Repeat each line of the material below exactly as it appears, minus any pictures.

'''

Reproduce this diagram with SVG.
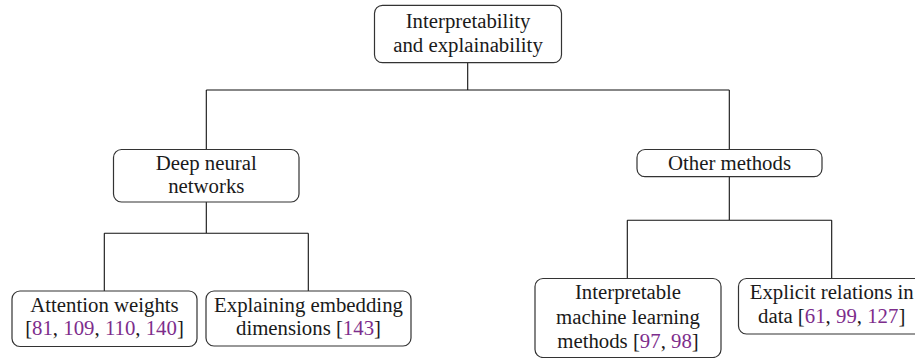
<svg xmlns="http://www.w3.org/2000/svg" width="915" height="358" viewBox="0 0 915 358">
<style>
.box{fill:#fff;stroke:#333;stroke-width:1.2}
.t{font-family:"Liberation Serif","Times New Roman",serif;font-size:20.8px;fill:#1a1a1a;text-anchor:middle}
.c{fill:#7d2d8c}
.e{fill:none;stroke:#111;stroke-width:1.1}
</style>
<rect width="915" height="358" fill="#fff"/>
<g id="connectors">
<path class="e" d="M467.7 62.7V90M206.3 90H729.3M206.3 90V149.5M729.3 90V149.5"/>
<path class="e" d="M206.3 202V233.3M104.3 233.3H308.3M104.3 233.3V291M308.3 233.3V291"/>
<path class="e" d="M729.3 176.7V220.3M627.3 220.3H831.7M627.3 220.3V278.5M831.7 220.3V278.5"/>
</g>
<g id="root">
<rect class="box" x="374.5" y="5.3" width="187" height="57.4" rx="8"/>
<text class="t" x="468" y="28.3">Interpretability</text>
<text class="t" x="468" y="51.7">and explainability</text>
</g>
<g id="deep">
<rect class="box" x="113.5" y="149.5" width="185.5" height="52.5" rx="8"/>
<text class="t" x="206.3" y="169.5">Deep neural</text>
<text class="t" x="206.3" y="193.3">networks</text>
</g>
<g id="other">
<rect class="box" x="637" y="149.5" width="185" height="27.2" rx="8"/>
<text class="t" x="729.5" y="169.5">Other methods</text>
</g>
<g id="attention">
<rect class="box" x="12" y="291" width="185" height="55.5" rx="8"/>
<text class="t" x="104.5" y="311.7">Attention weights</text>
<text class="t" x="104.5" y="334.5">[<tspan class="c">81</tspan>, <tspan class="c">109</tspan>, <tspan class="c">110</tspan>, <tspan class="c">140</tspan>]</text>
</g>
<g id="embedding">
<rect class="box" x="206" y="291" width="205" height="55" rx="8"/>
<text class="t" x="308.5" y="311.7">Explaining embedding</text>
<text class="t" x="308.5" y="334.5">dimensions [<tspan class="c">143</tspan>]</text>
</g>
<g id="interpretable">
<rect class="box" x="535" y="278.5" width="186" height="79" rx="8"/>
<text class="t" x="628" y="299.3">Interpretable</text>
<text class="t" x="628" y="324">machine learning</text>
<text class="t" x="628" y="348.3">methods [<tspan class="c">97</tspan>, <tspan class="c">98</tspan>]</text>
</g>
<g id="explicit">
<rect class="box" x="738.5" y="278.5" width="186" height="55.5" rx="8"/>
<text class="t" x="831.7" y="299.3">Explicit relations in</text>
<text class="t" x="831.7" y="323.3">data [<tspan class="c">61</tspan>, <tspan class="c">99</tspan>, <tspan class="c">127</tspan>]</text>
</g>
</svg>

'''

(EXERCISE SOLUTION)
Reproduce this diagram with SVG.
<svg xmlns="http://www.w3.org/2000/svg" width="915" height="358" viewBox="0 0 915 358">
<style>
.box{fill:#fff;stroke:#333;stroke-width:1.2}
.t{font-family:"Liberation Serif","Times New Roman",serif;font-size:20.8px;fill:#1a1a1a;text-anchor:middle}
.c{fill:#7d2d8c}
.e{fill:none;stroke:#111;stroke-width:1.1}
</style>
<rect width="915" height="358" fill="#fff"/>
<g id="connectors">
<path class="e" d="M467.7 62.7V90M206.3 90H729.3M206.3 90V149.5M729.3 90V149.5"/>
<path class="e" d="M206.3 202V233.3M104.3 233.3H308.3M104.3 233.3V291M308.3 233.3V291"/>
<path class="e" d="M729.3 176.7V220.3M627.3 220.3H831.7M627.3 220.3V278.5M831.7 220.3V278.5"/>
</g>
<g id="root">
<rect class="box" x="374.5" y="5.3" width="187" height="57.4" rx="8"/>
<text class="t" x="468" y="28.3">Interpretability</text>
<text class="t" x="468" y="51.7">and explainability</text>
</g>
<g id="deep">
<rect class="box" x="113.5" y="149.5" width="185.5" height="52.5" rx="8"/>
<text class="t" x="206.3" y="169.5">Deep neural</text>
<text class="t" x="206.3" y="193.3">networks</text>
</g>
<g id="other">
<rect class="box" x="637" y="149.5" width="185" height="27.2" rx="8"/>
<text class="t" x="729.5" y="169.5">Other methods</text>
</g>
<g id="attention">
<rect class="box" x="12" y="291" width="185" height="55.5" rx="8"/>
<text class="t" x="104.5" y="311.7">Attention weights</text>
<text class="t" x="104.5" y="334.5">[<tspan class="c">81</tspan>, <tspan class="c">109</tspan>, <tspan class="c">110</tspan>, <tspan class="c">140</tspan>]</text>
</g>
<g id="embedding">
<rect class="box" x="206" y="291" width="205" height="55" rx="8"/>
<text class="t" x="308.5" y="311.7">Explaining embedding</text>
<text class="t" x="308.5" y="334.5">dimensions [<tspan class="c">143</tspan>]</text>
</g>
<g id="interpretable">
<rect class="box" x="535" y="278.5" width="186" height="79" rx="8"/>
<text class="t" x="628" y="299.3">Interpretable</text>
<text class="t" x="628" y="324">machine learning</text>
<text class="t" x="628" y="348.3">methods [<tspan class="c">97</tspan>, <tspan class="c">98</tspan>]</text>
</g>
<g id="explicit">
<rect class="box" x="738.5" y="278.5" width="186" height="55.5" rx="8"/>
<text class="t" x="831.7" y="299.3">Explicit relations in</text>
<text class="t" x="831.7" y="323.3">data [<tspan class="c">61</tspan>, <tspan class="c">99</tspan>, <tspan class="c">127</tspan>]</text>
</g>
</svg>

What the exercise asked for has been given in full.